Advancements in image segmentation play an integral role within the broad scope of Deep Learning-based Computer Vision. Furthermore, their widespread applicability in critical real-world tasks has resulted in challenges related to the reliability of such algorithms. Hence, uncertainty quantification has been extensively studied within this context, enabling the expression of model ignorance (epistemic uncertainty) or data ambiguity (aleatoric uncertainty) to prevent uninformed decision-making. Due to the rapid adoption of Convolutional Neural Network (CNN)-based segmentation models in high-stake applications, a substantial body of research has been published on this very topic, causing its swift expansion into a distinct field. This work provides a comprehensive overview of probabilistic segmentation, by discussing fundamental concepts of uncertainty quantification, governing advancements in the field as well as the application to various tasks.

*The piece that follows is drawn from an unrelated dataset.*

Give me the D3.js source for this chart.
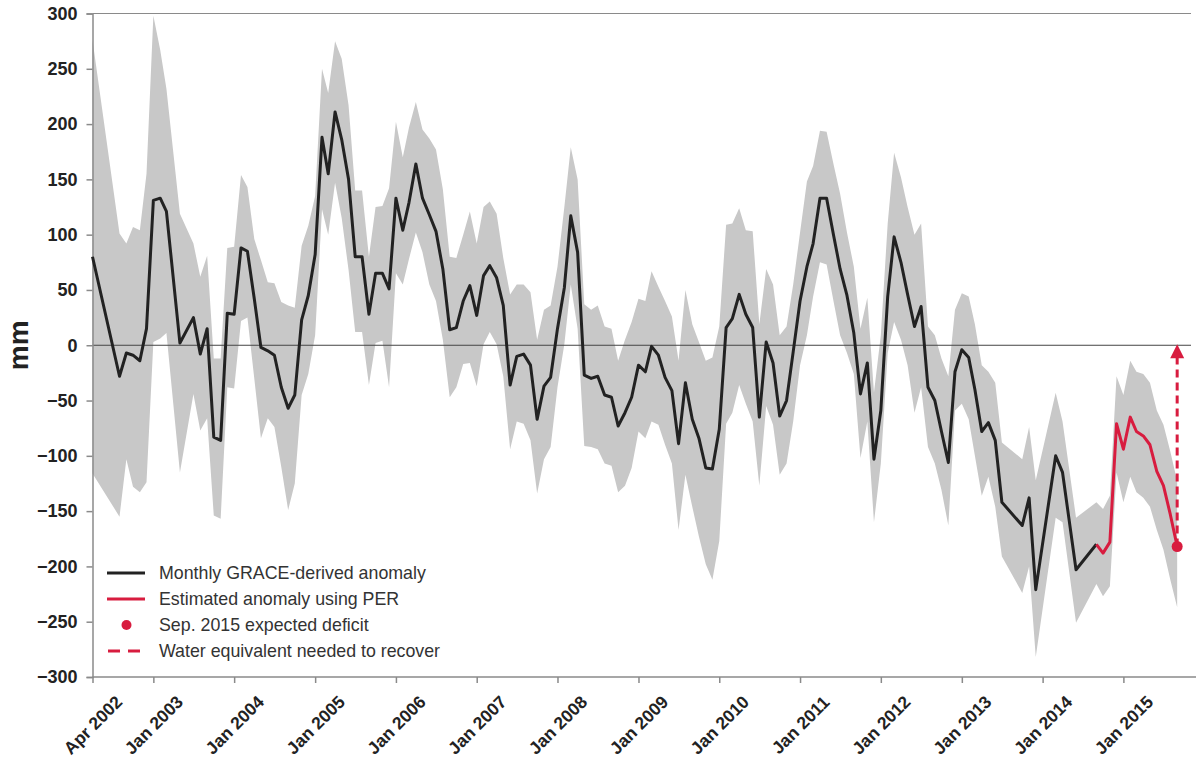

Moreover, literature on both types of uncertainties trace back to four key applications: (1) to quantify statistical inconsistencies in the annotation process due ambiguous images, (2) correlating prediction error with uncertainty, (3) expanding the model hypothesis space for better generalization, and (4) Active Learning. An extensive discussion follows that includes an overview of utilized datasets for each of the applications and evaluation of the available methods. We also highlight challenges related to architectures, uncertainty quantification methods, standardization and benchmarking, and finally end with recommendations for future work such as methods based on single forward passes and models that appropriately leverage volumetric data.

翻译：图像分割技术的进步在基于深度学习的计算机视觉广阔领域中扮演着不可或缺的角色。此外，这些技术在关键现实任务中的广泛应用，也引发了关于此类算法可靠性的挑战。因此，不确定性量化在此背景下得到了广泛研究，它能够表达模型的认知不确定性或数据的随机不确定性，从而避免基于不充分信息的决策。由于基于卷积神经网络（CNN）的分割模型在高风险应用中的迅速普及，大量研究聚焦于此，使其迅速发展成为一个独立的领域。本文对概率分割进行了全面概述，讨论了不确定性量化的基本概念、该领域的主要进展以及在各种任务中的应用。此外，关于两类不确定性的文献可追溯至四个关键应用方向：（1）量化因图像模糊导致的标注过程中的统计不一致性；（2）将预测误差与不确定性相关联；（3）扩展模型假设空间以提升泛化能力；（4）主动学习。随后进行了广泛讨论，包括对各应用所用数据集的概述以及对现有方法的评估。我们还重点探讨了与架构、不确定性量化方法、标准化和基准测试相关的挑战，最后对未来研究方向提出建议，例如基于单次前向传播的方法以及能有效利用体数据（volumetric data）的模型。